Lawanda Alford was ejected from a Petal High School baseball playoff game in the spring for coming onto the field and yelling at an umpire after her son was ejected for arguing a called third strike.

 

NBA commissioner will retire in 2014

NEW YORK (AP) — NBA Commissioner David Stern will retire in February 2014, 30 years after he took charge of the league. He will be replaced by Deputy Commissioner Adam Silver.

The announcement came at an NBA Board of Governors meeting Thursday.

Stern, who turned 70 last month, became commissioner on Feb. 1, 1984. He has been the league’s longest-serving commissioner, guiding the league through growth around the world.

 

LeMond: cycling leaders are corrupt

NEW YORK (AP) — Three-time Tour de France winner Greg LeMond is urging the leaders of cycling’s governing body to resign, calling them “the corrupt part of the sport.”

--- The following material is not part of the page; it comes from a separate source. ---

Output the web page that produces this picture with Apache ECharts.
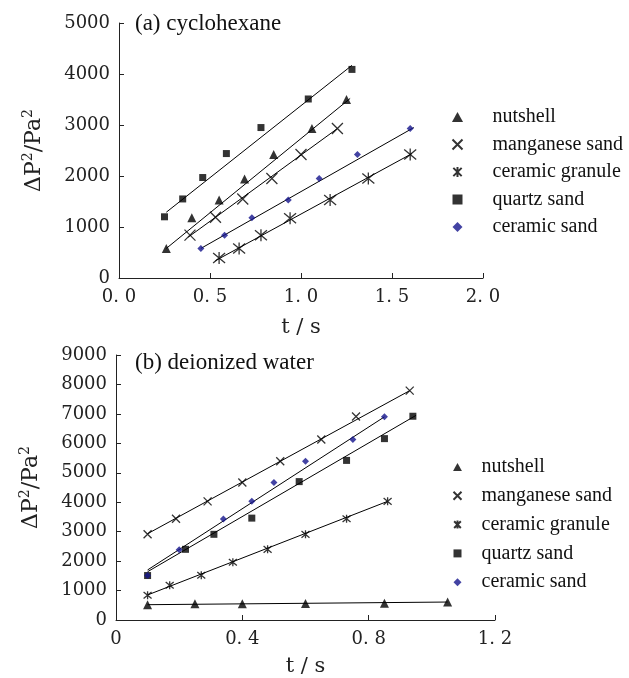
<!DOCTYPE html>
<html>
<head>
  <meta charset="UTF-8">
  <title>pressure drop vs time</title>
  <style>
    html, body {
      margin: 0;
      padding: 0;
      background: #fff;
    }

    #main {
      width: 629px;
      height: 678px;
    }
  </style>
  <script src="https://cdn.jsdelivr.net/npm/echarts@6/dist/echarts.min.js"></script>
</head>

<body>
<div id="main"></div>

<script type="text/javascript">
  const names = ['nutshell', 'manganese sand', 'ceramic granule', 'quartz sand', 'ceramic sand'];

  // (a) cyclohexane
  const aNutT = [0.26, 0.40, 0.55, 0.69, 0.85, 1.06, 1.25];
  const aNutV = [580, 1180, 1530, 1940, 2420, 2930, 3500];
  const aMnT = [0.39, 0.53, 0.68, 0.84, 1.00, 1.20];
  const aMnV = [840, 1190, 1550, 1950, 2420, 2930];
  const aGrT = [0.55, 0.66, 0.78, 0.94, 1.16, 1.37, 1.60];
  const aGrV = [390, 580, 840, 1170, 1530, 1950, 2420];
  const aQzT = [0.25, 0.35, 0.46, 0.59, 0.78, 1.04, 1.28];
  const aQzV = [1200, 1550, 1970, 2440, 2950, 3510, 4090];
  const aCsT = [0.45, 0.58, 0.73, 0.93, 1.10, 1.31, 1.60];
  const aCsV = [580, 840, 1180, 1530, 1950, 2420, 2930];
  // fitted lines, end points
  const aFit = [
    [[0.26, 580], [1.27, 3520]],
    [[0.38, 800], [1.20, 2930]],
    [[0.53, 340], [1.61, 2440]],
    [[0.26, 1290], [1.28, 4170]],
    [[0.45, 580], [1.62, 2950]]
  ];

  // (b) deionized water
  const bNutT = [0.10, 0.25, 0.40, 0.60, 0.85, 1.05];
  const bNutV = [520, 550, 550, 560, 570, 610];
  const bMnT = [0.10, 0.19, 0.29, 0.40, 0.52, 0.65, 0.76, 0.93];
  const bMnV = [2910, 3440, 4030, 4670, 5390, 6130, 6910, 7790];
  const bGrT = [0.10, 0.17, 0.27, 0.37, 0.48, 0.60, 0.73, 0.86];
  const bGrV = [840, 1180, 1520, 1960, 2400, 2910, 3440, 4030];
  const bQzT = [0.10, 0.22, 0.31, 0.43, 0.58, 0.73, 0.85, 0.94];
  const bQzV = [1510, 2400, 2910, 3460, 4700, 5420, 6160, 6920];
  const bCsT = [0.10, 0.20, 0.34, 0.43, 0.50, 0.60, 0.75, 0.85];
  const bCsV = [1510, 2390, 3430, 4030, 4670, 5390, 6130, 6900];
  const bFit = [
    [[0.10, 520], [1.05, 610]],
    [[0.10, 2930], [0.93, 7790]],
    [[0.10, 850], [0.86, 4030]],
    [[0.10, 1640], [0.95, 6950]],
    [[0.10, 1700], [0.85, 6900]]
  ];

  const symbols = [
    'path://M5,0L10,9L0,9Z',
    'path://M0,0L10,10M10,0L0,10',
    'path://M0,0L10,10M10,0L0,10M5,-1L5,11',
    'path://M0,0L10,0L10,10L0,10Z',
    'path://M5,0L10,5L5,10L0,5Z'
  ];
  const stroked = [false, true, true, false, false];
  const fills = ['#000', '#000', '#000', '#000', '#14148c'];
  const sizeA = [9, 11, 12, 7, 7];
  const sizeB = [9, 8, 8, 7, 7];

  const serif = '"Liberation Serif", "Times New Roman", serif';
  const tickFont = '"DejaVu Serif", serif';

  function pairs(ts, vs) {
    return ts.map(function (t, i) {
      return [t, vs[i]];
    });
  }

  const ptsA = [pairs(aNutT, aNutV), pairs(aMnT, aMnV), pairs(aGrT, aGrV), pairs(aQzT, aQzV), pairs(aCsT, aCsV)];
  const ptsB = [pairs(bNutT, bNutV), pairs(bMnT, bMnV), pairs(bGrT, bGrV), pairs(bQzT, bQzV), pairs(bCsT, bCsV)];

  function itemStyleFor(i) {
    if (stroked[i]) {
      return {color: 'none', borderColor: '#000', borderWidth: 1.3};
    }
    return {color: fills[i], borderWidth: 0};
  }

  const series = [];
  [[aFit, 0], [bFit, 1]].forEach(function (f) {
    f[0].forEach(function (line, i) {
      series.push({
        name: 'fit' + f[1] + i,
        type: 'line',
        xAxisIndex: f[1],
        yAxisIndex: f[1],
        data: line,
        symbol: 'none',
        silent: true,
        lineStyle: {color: '#000', width: 1},
        z: 2
      });
    });
  });
  [[ptsA, sizeA, 0], [ptsB, sizeB, 1]].forEach(function (p) {
    p[0].forEach(function (pts, i) {
      series.push({
        name: names[i],
        type: 'scatter',
        xAxisIndex: p[2],
        yAxisIndex: p[2],
        data: pts,
        symbol: symbols[i],
        symbolSize: p[1][i],
        itemStyle: itemStyleFor(i),
        z: 3
      });
    });
  });

  const yName = '{a|ΔP}{s|2}{a|/Pa}{s|2}';
  const yNameStyle = {
    color: '#222',
    rich: {
      a: {fontFamily: tickFont, fontSize: 22, lineHeight: 26, color: '#222'},
      s: {fontFamily: tickFont, fontSize: 14, lineHeight: 26, verticalAlign: 'top', color: '#222'}
    }
  };

  function axisCommon() {
    return {
      axisLine: {lineStyle: {color: '#222', width: 1}},
      axisTick: {inside: true, length: 5, lineStyle: {color: '#222'}},
      splitLine: {show: false},
      axisLabel: {fontFamily: tickFont, fontSize: 18, color: '#222'}
    };
  }

  function plain(v) {
    return String(v);
  }

  const xa = axisCommon();
  const xb = axisCommon();
  const ya = axisCommon();
  const yb = axisCommon();

  // the legend box starts at the drawn icon, not at the itemWidth box
  function legendFor(left, top, w, h, gap) {
    return {
      data: names,
      orient: 'vertical',
      left: left,
      top: top,
      itemWidth: w,
      itemHeight: h,
      itemGap: gap,
      padding: 0,
      symbolKeepAspect: true,
      selectedMode: false,
      formatter: '{t|{name}}',
      textStyle: {
        fontFamily: serif,
        fontSize: 20,
        color: '#111',
        rich: {
          t: {fontFamily: serif, fontSize: 20, lineHeight: 20, color: '#111'}
        }
      }
    };
  }

  const option = {
    animation: false,
    backgroundColor: '#fff',
    textStyle: {fontFamily: serif},
    title: [{
      text: '(a) cyclohexane',
      left: 135,
      top: 12,
      padding: 0,
      textStyle: {fontFamily: serif, fontSize: 23, fontWeight: 'normal', color: '#111'}
    }, {
      text: '(b) deionized water',
      left: 135,
      top: 351,
      padding: 0,
      textStyle: {fontFamily: serif, fontSize: 23, fontWeight: 'normal', color: '#111'}
    }],
    legend: [
      legendFor(450, 107, 60, 10, 7.5),
      legendFor(451, 457, 38, 8, 8.8)
    ],
    grid: [
      {left: 119, top: 23, width: 364, height: 255},
      {left: 116, top: 355, width: 379, height: 267}
    ],
    xAxis: [Object.assign(xa, {
      type: 'value',
      gridIndex: 0,
      min: 0,
      max: 2,
      interval: 0.5,
      name: 't / s',
      nameLocation: 'middle',
      nameGap: 39,
      nameTextStyle: {fontFamily: tickFont, fontSize: 21, color: '#222'},
      axisLabel: Object.assign(xa.axisLabel, {
        margin: 10,
        formatter: function (v) {
          return v.toFixed(1).replace('.', '. ');
        }
      })
    }), Object.assign(xb, {
      type: 'value',
      gridIndex: 1,
      min: 0,
      max: 1.2,
      interval: 0.4,
      name: 't / s',
      nameLocation: 'middle',
      nameGap: 36,
      nameTextStyle: {fontFamily: tickFont, fontSize: 21, color: '#222'},
      axisLabel: Object.assign(xb.axisLabel, {
        margin: 10,
        formatter: function (v) {
          return v === 0 ? '0' : v.toFixed(1).replace('.', '. ');
        }
      })
    })],
    yAxis: [Object.assign(ya, {
      type: 'value',
      gridIndex: 0,
      min: 0,
      max: 5000,
      interval: 1000,
      name: yName,
      nameLocation: 'middle',
      nameGap: 72,
      nameTextStyle: yNameStyle,
      axisLabel: Object.assign(ya.axisLabel, {margin: 9, formatter: plain})
    }), Object.assign(yb, {
      type: 'value',
      gridIndex: 1,
      min: 0,
      max: 9000,
      interval: 1000,
      name: yName,
      nameLocation: 'middle',
      nameGap: 72,
      nameTextStyle: yNameStyle,
      axisLabel: Object.assign(yb.axisLabel, {margin: 9, formatter: plain})
    })],
    series: series
  };

  const myChart = echarts.init(document.getElementById('main'));
  myChart.setOption(option);
</script>
</body>
</html>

LeMond posted an open letter on his Facebook page Wednesday night that asked those who care about cycling to join him in telling International Cycling Union President Pat McQuaid and honorary president Hein Verbruggen to step down.

LeMond’s letter came three days after Lance Armstrong was stripped of his seven Tour de France titles for his involvement in what a U.S. Anti-Doping Agency report described as a massive doping program.

Verbruggen led world cycling from 1991-2005, the era when Armstrong won his titles. Verbruggen still sits on the UCI board.

LeMond says the problem for the sport is not drugs but corruption, telling McQuaid, “Pat in my opinion you and Hein are the corrupt part of the sport.”